As international investors pull out of high-risk Argentina, the government's plan to finance billions in public works with investor cash has become untenable.
Argentina’s administration under President Mauricio Macri announced its intention to take over 40 infrastructure projects around the country due to lack of international investors scared to do business with South America’s third-largest economy that fell into recession months ago and for which investor riskiness ratings have skyrocketed.
On Tuesday afternoon the treasury department head, Nicolas Dujovne, told the press that the Portezuelo del Viento dam in Mendoza, announced in 2016, will not be carried out under the Public-Private Participation (PPP) program.
Macri had intended to finance some 40 infrastructure projects in the energy, mining, transport, communications, technology, water and sanitation, housing, health, justice and education sectors that amounted to more than US$21 billion under the PPP umbrella.
However, international investors who would essentially finance the public-private fund were immediately scared away when Argentina registered a poor showing on the J.P. Morgan Emerging Markets Bonds Index (EMBI) last Friday, drying up resources for the much-needed public works projects.
This rating of 787 is reported as Argentina’s worst EMBI since Macri took office in late 2015.
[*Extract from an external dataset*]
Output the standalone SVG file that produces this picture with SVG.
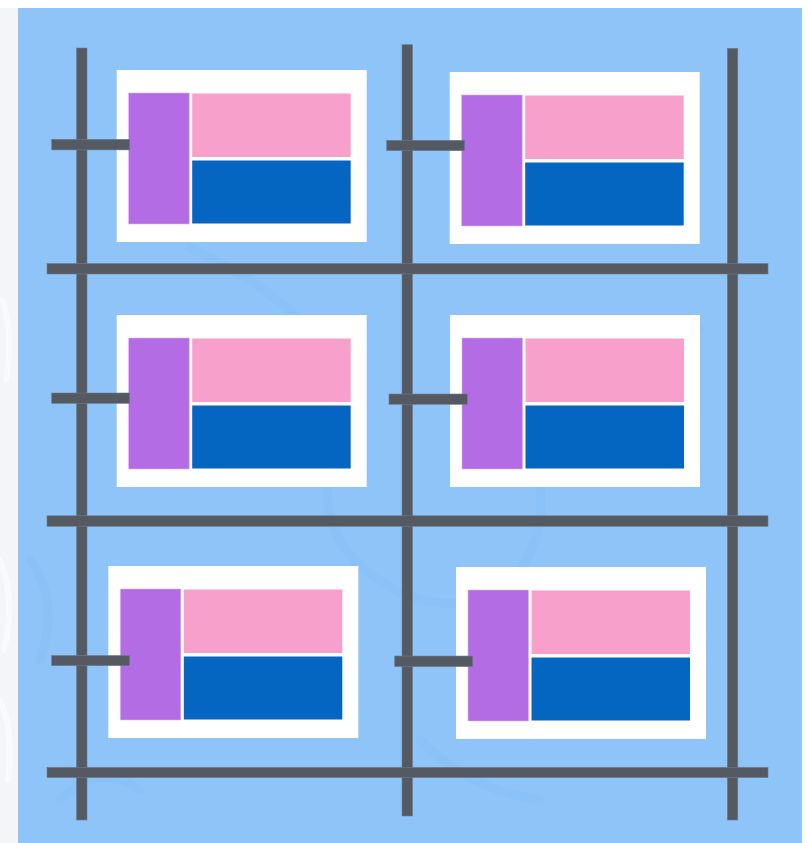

Macri's 2019 budget cuts culture and education spending by 23 percent, housing and urban development by 48 percent, health care by 8, and water treatment and sewerage projects by 20 percent.
Between September and October alone, 20,800 state workers were laid off in austerity measures to feed the country’s US$56.3 billion International Monetary Fund (IMF) loan negotiated since June.
Government PPP projects that have already been contracted, such as 2,500 km of highway backed by US$6 billion, will continue.
"For those who have not yet been bid, there will be changes in how PPP" is managed, a high-ranking transportation official told local media.
Dujovne told the press: "In light of the macroeconomic variables of Argentina there was a change regarding the financing of certain construction projects" he said.
"We have decided to move the financing of the project from the PPP system ... to other financings that will be made up of funds from the treasury, bilateral or multilateral. This will allow us to have a substantially lower cost at this time,” Dujovne told the press.
A Casa Rosada source was more blunt: "With this high-risk index, credit was very expensive and the projects became impossible."
PPP programs were put in place in the 1990s around the world and rely on private investment for state projects. International investors, already scared by the country’s economy contracting by six percent in November, are refusing to buy Argentine debt (bonds) that come along with a 60 percent interest rate, an exorbitant rate for a right-wing government that in three years has already accumulated US$153.619 billion in debt, 83.4 percent from previous bonds.
"There are no financiers willing to lend to the government," explained the UMET economics professor and former Undersecretary of Finance Facundo Bocco, pointing out the country’s current recession and high level of indebtedness.
As the EMBI rose, Argentina's peso fell, 1.92 points to 39 to the U.S. dollar.